This book rectifies this. It places young people at the heart of a treatise on racism and Islamophobia post-9/11, and it particularly looks at the distinctive nature of Australian racism. I really enjoyed this book and I'm therefore delighted to be properly welcoming Randa to this webinar.

Randa Abdel-Fattah is a multi-award-winning author and postdoctoral research fellow in the Department of Sociology at Macquarie University. Her books include "Islamophobia and Everyday Multiculturalism in Australia". She also serves on the editorial boards of Journal of the Contemporary Study of Islam and Continuum: Journal of Media & Cultural Studies.

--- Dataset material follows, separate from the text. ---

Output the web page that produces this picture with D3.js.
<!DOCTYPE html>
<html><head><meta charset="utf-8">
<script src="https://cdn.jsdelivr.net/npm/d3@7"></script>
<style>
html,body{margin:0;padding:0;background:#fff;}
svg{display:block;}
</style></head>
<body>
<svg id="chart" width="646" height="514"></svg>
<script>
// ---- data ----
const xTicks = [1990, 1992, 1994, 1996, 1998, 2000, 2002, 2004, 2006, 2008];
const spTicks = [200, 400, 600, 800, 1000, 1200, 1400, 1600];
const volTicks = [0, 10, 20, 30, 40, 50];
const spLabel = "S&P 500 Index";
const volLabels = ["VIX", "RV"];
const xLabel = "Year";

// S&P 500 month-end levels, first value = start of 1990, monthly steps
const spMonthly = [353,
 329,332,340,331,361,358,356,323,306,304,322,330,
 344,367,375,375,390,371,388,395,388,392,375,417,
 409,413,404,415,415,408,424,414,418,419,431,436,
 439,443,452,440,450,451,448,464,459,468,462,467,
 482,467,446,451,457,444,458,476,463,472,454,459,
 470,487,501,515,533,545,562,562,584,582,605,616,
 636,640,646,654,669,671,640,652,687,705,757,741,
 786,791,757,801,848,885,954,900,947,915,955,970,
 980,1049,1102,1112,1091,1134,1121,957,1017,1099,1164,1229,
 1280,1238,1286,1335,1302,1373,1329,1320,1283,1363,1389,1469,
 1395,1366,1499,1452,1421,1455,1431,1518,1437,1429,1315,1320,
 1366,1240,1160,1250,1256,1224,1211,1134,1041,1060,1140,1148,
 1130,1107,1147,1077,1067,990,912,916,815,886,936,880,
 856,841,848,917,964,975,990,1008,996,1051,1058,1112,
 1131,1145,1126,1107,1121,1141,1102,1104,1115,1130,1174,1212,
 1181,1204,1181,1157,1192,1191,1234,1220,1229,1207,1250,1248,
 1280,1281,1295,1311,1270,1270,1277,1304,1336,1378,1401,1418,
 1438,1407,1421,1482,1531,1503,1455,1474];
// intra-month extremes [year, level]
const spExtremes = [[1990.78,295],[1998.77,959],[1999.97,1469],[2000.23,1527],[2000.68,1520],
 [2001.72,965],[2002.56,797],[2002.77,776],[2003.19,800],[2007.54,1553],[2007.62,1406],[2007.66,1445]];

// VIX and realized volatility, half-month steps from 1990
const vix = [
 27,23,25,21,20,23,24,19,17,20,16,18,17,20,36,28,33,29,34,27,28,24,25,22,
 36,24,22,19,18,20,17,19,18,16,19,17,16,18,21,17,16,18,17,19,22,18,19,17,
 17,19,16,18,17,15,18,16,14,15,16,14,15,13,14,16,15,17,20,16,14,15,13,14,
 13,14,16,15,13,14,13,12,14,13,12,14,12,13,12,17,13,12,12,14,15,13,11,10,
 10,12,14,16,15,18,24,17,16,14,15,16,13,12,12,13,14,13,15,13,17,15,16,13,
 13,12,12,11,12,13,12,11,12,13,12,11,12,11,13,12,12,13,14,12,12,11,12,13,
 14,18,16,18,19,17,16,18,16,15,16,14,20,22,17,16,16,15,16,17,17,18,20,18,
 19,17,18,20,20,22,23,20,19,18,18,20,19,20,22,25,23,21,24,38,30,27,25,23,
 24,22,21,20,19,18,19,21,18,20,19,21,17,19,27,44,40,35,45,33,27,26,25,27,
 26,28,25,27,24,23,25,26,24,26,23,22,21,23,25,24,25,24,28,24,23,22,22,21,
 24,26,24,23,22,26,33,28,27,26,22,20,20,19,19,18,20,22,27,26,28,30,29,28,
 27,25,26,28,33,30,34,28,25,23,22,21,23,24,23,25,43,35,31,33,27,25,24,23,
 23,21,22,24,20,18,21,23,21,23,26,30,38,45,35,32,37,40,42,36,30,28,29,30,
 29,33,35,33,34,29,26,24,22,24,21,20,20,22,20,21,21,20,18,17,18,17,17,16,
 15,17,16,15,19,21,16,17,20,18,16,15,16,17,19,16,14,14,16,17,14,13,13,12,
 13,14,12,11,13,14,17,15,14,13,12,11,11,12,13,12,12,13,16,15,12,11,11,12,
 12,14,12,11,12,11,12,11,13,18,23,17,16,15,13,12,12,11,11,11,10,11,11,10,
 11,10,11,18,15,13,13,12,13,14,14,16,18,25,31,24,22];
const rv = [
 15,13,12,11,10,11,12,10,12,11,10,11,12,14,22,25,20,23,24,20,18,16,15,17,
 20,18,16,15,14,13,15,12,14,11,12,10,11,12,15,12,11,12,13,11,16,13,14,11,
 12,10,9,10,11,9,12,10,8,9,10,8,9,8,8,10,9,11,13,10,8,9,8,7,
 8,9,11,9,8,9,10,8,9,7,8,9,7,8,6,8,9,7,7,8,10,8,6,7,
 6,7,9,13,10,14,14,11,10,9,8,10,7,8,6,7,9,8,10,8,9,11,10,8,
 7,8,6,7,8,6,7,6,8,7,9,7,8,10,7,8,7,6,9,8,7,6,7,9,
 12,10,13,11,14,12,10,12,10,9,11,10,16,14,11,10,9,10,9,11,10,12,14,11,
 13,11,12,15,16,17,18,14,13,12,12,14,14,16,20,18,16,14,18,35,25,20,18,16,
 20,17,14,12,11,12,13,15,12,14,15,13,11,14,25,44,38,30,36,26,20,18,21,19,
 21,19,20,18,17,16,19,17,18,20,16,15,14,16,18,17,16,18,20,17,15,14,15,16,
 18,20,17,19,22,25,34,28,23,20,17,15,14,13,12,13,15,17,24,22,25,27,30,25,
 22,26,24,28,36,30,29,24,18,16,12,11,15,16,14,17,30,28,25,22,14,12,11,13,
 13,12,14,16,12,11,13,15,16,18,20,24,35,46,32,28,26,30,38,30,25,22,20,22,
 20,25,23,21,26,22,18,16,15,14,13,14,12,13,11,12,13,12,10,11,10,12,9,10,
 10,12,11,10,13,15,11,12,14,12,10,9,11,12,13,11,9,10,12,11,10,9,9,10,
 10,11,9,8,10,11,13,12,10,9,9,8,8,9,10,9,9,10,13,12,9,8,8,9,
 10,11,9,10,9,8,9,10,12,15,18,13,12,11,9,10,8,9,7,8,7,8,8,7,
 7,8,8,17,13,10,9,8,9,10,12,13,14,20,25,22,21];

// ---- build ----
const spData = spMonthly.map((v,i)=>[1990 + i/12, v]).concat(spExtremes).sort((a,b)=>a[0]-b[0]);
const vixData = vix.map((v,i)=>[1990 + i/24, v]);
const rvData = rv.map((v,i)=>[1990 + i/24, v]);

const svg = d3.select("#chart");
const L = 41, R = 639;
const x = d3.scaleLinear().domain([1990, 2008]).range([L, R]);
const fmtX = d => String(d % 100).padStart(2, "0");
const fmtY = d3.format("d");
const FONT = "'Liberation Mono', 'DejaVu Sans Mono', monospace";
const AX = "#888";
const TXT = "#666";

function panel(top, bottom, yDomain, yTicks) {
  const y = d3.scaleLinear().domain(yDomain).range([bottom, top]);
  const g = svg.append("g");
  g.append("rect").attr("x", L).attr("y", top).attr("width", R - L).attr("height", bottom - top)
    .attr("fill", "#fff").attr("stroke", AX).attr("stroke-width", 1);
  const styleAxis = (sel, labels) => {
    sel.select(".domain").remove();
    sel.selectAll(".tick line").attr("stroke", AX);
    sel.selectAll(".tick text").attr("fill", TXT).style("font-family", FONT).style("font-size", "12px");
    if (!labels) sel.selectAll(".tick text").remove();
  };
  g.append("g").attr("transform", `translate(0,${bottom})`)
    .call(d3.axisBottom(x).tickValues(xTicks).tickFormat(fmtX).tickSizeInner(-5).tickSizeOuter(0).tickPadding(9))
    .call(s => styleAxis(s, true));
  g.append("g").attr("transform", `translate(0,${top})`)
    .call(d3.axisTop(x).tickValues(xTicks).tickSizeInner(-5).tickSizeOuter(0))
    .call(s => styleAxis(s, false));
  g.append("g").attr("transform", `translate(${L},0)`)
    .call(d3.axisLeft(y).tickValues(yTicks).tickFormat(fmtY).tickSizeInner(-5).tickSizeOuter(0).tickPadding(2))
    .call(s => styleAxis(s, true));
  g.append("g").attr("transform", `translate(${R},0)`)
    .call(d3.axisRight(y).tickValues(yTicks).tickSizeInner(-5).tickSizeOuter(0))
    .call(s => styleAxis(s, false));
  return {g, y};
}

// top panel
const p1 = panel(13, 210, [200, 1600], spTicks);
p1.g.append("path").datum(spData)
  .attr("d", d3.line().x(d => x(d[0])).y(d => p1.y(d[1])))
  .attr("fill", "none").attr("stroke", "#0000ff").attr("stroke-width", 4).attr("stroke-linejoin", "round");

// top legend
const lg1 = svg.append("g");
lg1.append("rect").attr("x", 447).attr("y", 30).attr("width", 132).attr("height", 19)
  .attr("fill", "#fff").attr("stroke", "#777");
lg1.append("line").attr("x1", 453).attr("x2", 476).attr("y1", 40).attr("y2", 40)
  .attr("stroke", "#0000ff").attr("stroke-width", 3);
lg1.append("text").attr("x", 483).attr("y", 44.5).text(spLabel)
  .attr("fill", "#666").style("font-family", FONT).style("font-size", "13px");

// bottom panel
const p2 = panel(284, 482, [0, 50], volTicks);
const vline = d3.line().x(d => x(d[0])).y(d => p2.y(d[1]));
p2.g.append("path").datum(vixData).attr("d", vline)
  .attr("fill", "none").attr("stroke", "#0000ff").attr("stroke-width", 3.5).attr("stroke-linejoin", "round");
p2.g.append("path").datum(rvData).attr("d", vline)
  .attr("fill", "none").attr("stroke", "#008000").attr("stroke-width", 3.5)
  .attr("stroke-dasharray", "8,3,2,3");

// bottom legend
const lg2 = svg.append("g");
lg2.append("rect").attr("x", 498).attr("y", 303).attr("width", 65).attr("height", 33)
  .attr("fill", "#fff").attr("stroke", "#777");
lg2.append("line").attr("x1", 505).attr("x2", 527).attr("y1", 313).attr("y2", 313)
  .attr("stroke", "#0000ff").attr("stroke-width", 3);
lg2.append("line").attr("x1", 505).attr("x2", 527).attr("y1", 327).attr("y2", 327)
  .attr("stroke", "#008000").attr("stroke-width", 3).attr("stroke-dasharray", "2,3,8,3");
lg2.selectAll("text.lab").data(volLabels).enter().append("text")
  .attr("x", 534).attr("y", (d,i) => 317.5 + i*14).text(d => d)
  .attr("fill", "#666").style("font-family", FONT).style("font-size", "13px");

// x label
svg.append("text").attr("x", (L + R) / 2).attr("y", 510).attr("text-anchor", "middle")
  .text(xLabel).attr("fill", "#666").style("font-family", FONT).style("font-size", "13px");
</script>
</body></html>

Randa is also a lawyer and a prominent Palestinian and anti-racism advocate. She's the multi-award-winning author of 11 novels—published in over 20 countries. She is co-editor of the anthology "Arab, Australian, Other" and is currently adapting her best-selling novel "Does My Head Look Big in This?" into a feature film. As I mentioned before, Randa's latest book, "Coming of Age in the War on Terror", has just been released. If you're interested, we're going to post a link in the chat and you can click on it and purchase the book. So it's like a book launch, except it's a virtual book launch, so you can go and click on the link.

So, welcome, Randa.

Thank you so much for having me.

No worries. We're going to have an opportunity for Q&A, but I'm going to ask you some questions first.

Your book begins by boldly declaring that Australian racism is profoundly linked to the unfinished business of Indigenous sovereignty. I thought it was a really beautiful way to start the book and I just thought you might be able to expand on this concept for our audience, and how this concept of Indigenous sovereignty impacts on the issues that you explore in your book.

Yeah, so of course I was quoting Aileen Moreton-Robinson, the distinguished professor, when I was talking about that quote. The reason I was setting up the scene there is that I start by looking at the massacre of 51 Muslim worshippers in New Zealand by Australian Brenton Tarrant in March 2019. What fascinated me and frustrated me about debates at the time was how suddenly the conversation was that this man was aberrant, he was an anomaly, he was fringe, and he was not one of us. "This is not us," that was the rhetoric. Of course, Indigenous people were coming out, like Chelsea Bond, saying actually race is foundational to this country and to this nation, and it is very much part of the intrinsic structure of this nation's base. So to say that racism is something that is somehow on the fringes is to go against the very history of this nation.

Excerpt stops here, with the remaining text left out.